「カスハラ」法整備でもそう簡単に解決しない事情 「お客様は神様」で生きてきた中高年の壁も
東洋経済オンライン / 2024年5月26日 12時30分
22日、東京都が全国初となる「カスタマーハラスメント防止条例」の制定を目指す会議を開き、基本方針などが報じられました。
その主な内容は、民間企業の職員と顧客だけでなく、受発注関係にある事業者、公務員と住民、議員と行政職員など、あらゆる職場の間柄におけるカスタマーハラスメント(以降、カスハラに略)を禁じることや、職員を守る企業側の責務規定、防止に向けたガイドラインなどの対策。今回の方針をベースに条例案を策定し、今秋における都議会での成立を目指し、さらに全国への波及が期待されています。
さらに同日、参院予算委員会で岸田文雄首相がカスハラへの対策について「現在、厚生労働省の検討会が議論されており、専門家の議論を踏まえ、法整備も含め必要な対応を検討する」という方針を述べたことが報じられました。
厚生労働省の実態調査などでは「カスハラの深刻度はパワハラやセクハラ以上」とも言われるなど、社会問題化しつつあるのは間違いないでしょう。どんな実態と問題があり、都や国の対応で何が求められているのか。
長年、お悩みコンサルをしている私のもとにも、カスハラに苦しめられる人からの相談も多く、そこで見えた傾向も含めて掘り下げていきます。
線引きが難しく我慢を強いられる
21日、私鉄各社が加盟する日本民営鉄道協会が昨年、大手私鉄16社などで駅員や乗務員に対する暴力行為が144件発生したことを発表しました。コロナ禍に突入した2020年に減少して以降3年連続で増加し、発生の経緯では「理由なく突然に」「酩酊者に近づいて」「迷惑行為を注意して」が多かったという点に深刻さが表れています。
また、16日にも、神奈川県座間市にある創業57年の老舗銭湯「亀の湯」がカスハラなどを理由に「営業を続ける意欲がなくなった」と閉店を発表。これが報じられるとすぐに物議を醸したことは記憶に新しいところです。
そもそもカスタマーハラスメントは、顧客が企業の従業員に不当な苦痛を与えたり、悪質なクレームをつけたりする行為であり、心身にストレスを与えるほか、離職の理由としてあげられるケースも少なくありません。
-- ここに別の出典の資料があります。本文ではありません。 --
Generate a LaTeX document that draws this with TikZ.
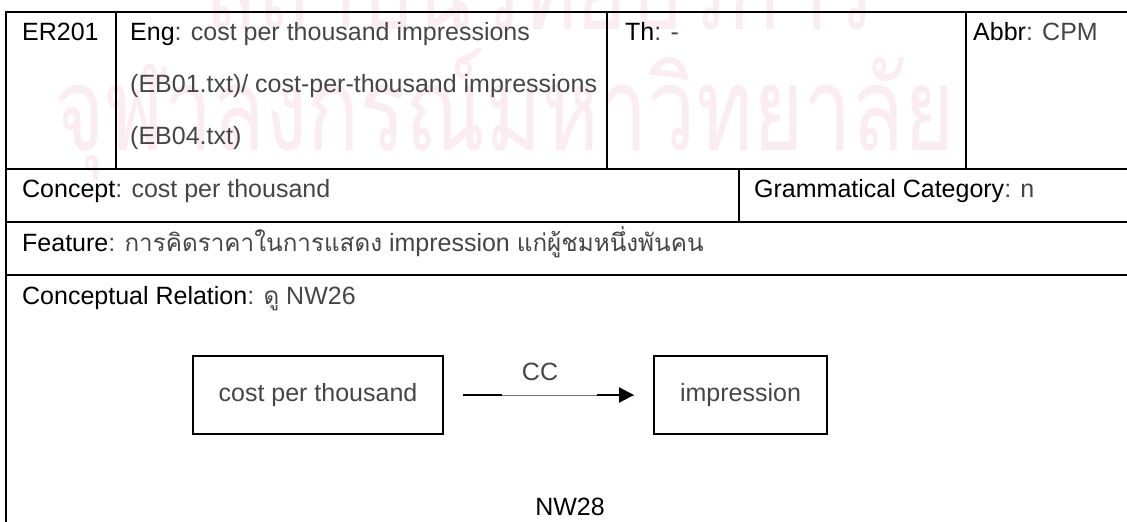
\documentclass[tikz,border=0pt]{standalone}
\usepackage{fontspec}
\usepackage{graphicx}
\setmainfont{Liberation Sans}
\newfontfamily\thaifont[Script=Thai,Scale=0.97]{Loma}
\newfontfamily\wmfont[Script=Thai]{Loma}
\usetikzlibrary{arrows.meta,calc}
\definecolor{wmpink}{RGB}{251,236,242}
\definecolor{valgray}{RGB}{70,70,70}
\newcommand\txt{\fontsize{25}{30}\selectfont}
\newcommand\lb[1]{{\color{black}#1}}
\newlength\wmw
\newsavebox\wmbox
\begin{document}
\sbox\wmbox{\wmfont\fontsize{100}{100}\selectfont จุฬาลงกรณ์มหาวิทยาลัย}%
\setlength\wmw{\wd\wmbox}%
\pgfmathsetmacro\wmk{900/\wmw}%
\pgfmathsetmacro\wmv{1.35*\wmk}%
\begin{tikzpicture}[x=1pt,y=-1pt,
  rule/.style={line width=2.4pt},
  cell/.style={anchor=mid west, inner sep=0pt, font=\txt, text=valgray},
  cbox/.style={draw, line width=2pt, minimum height=78pt, inner sep=0pt, font=\txt, text=valgray},
  wm/.style={anchor=base, inner sep=0pt, text=wmpink}]
\useasboundingbox (0,0) rectangle (1127,522);
\clip (0,0) rectangle (1127,522);
\fill[white] (0,0) rectangle (1127,522);

% watermark behind the table
\node[wm] (wmtop) at (540,30) {\scalebox{\wmk}[\wmv]{\wmfont\fontsize{100}{100}\selectfont สถาบันวิทยบริการ}};
\node[wm] (wmbot) at (505,150) {\scalebox{\wmk}[\wmv]{\wmfont\fontsize{100}{100}\selectfont จุฬาลงกรณ์มหาวิทยาลัย}};

% table rules (open on the right)
\draw[rule] (1140,12) -- (6,12) -- (6,530);
\draw[rule] (116,12) -- (116,169);
\draw[rule] (607,12) -- (607,169);
\draw[rule] (966,12) -- (966,169);
\draw[rule] (6,169) -- (1140,169);
\draw[rule] (739,169) -- (739,222);
\draw[rule] (6,222) -- (1140,222);
\draw[rule] (6,275) -- (1140,275);

% first row
\node[cell, text=black] (id) at (22,38) {ER201};
\node[cell] (eng1) at (130,38) {\lb{Eng}: cost per thousand impressions};
\node[cell] (eng2) at (130,90) {(EB01.txt)/ cost-per-thousand impressions};
\node[cell] (eng3) at (130,142) {(EB04.txt)};
\node[cell] (th) at (625,38) {\lb{Th}: -};
\node[cell] (abbr) at (973,38) {\lb{Abbr}: CPM};

% concept, feature and relation rows
\node[cell] (concept) at (22,195) {\lb{Concept}: cost per thousand};
\node[cell] (gram) at (754,195) {\lb{Grammatical Category}: n};
\node[cell] (feature) at (22,249) {\lb{Feature}: {\thaifont การคิดราคาในการแสดง} impression {\thaifont แก่ผู้ชมหนึ่งพันคน}};
\node[cell] (rel) at (22,302) {\lb{Conceptual Relation}: {\thaifont ดู} NW26};

% concept diagram
\node[cbox, minimum width=250pt] (cpt) at (318,395) {cost per thousand};
\node[cbox, minimum width=173pt] (imp) at (740.5,395) {impression};
\draw[line width=0.7pt, black!55] ([xshift=19pt]cpt.east) -- ([xshift=-19pt]imp.west);
\draw[line width=2.2pt] ([xshift=19pt]cpt.east) -- ([xshift=58pt]cpt.east);
\draw[line width=2.2pt, -{Triangle[length=15pt,width=15pt]}] ([xshift=-56pt]imp.west) -- ([xshift=-19pt]imp.west);
\node[font=\txt, text=valgray, inner sep=0pt] (cc) at (540,372) {CC};
\node[font=\txt, text=black, inner sep=0pt] (nw) at (570,507) {NW28};
\end{tikzpicture}
\end{document}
なかには心を病んでしまう人もいるなど、単なる嫌がらせではなく、強要罪や脅迫罪、業務妨害罪、暴行罪や傷害罪などに該当しうるようなケースも散見されます。
厚生労働省が掲げるカスハラの定義は、「顧客等からのクレーム・言動のうち、当該クレーム・言動の要求の内容の妥当性に照らして、当該要求を実現するための手段・態様が社会通念上不相当なものであって、当該手段・態様により、労働者の就業環境が害されるもの」。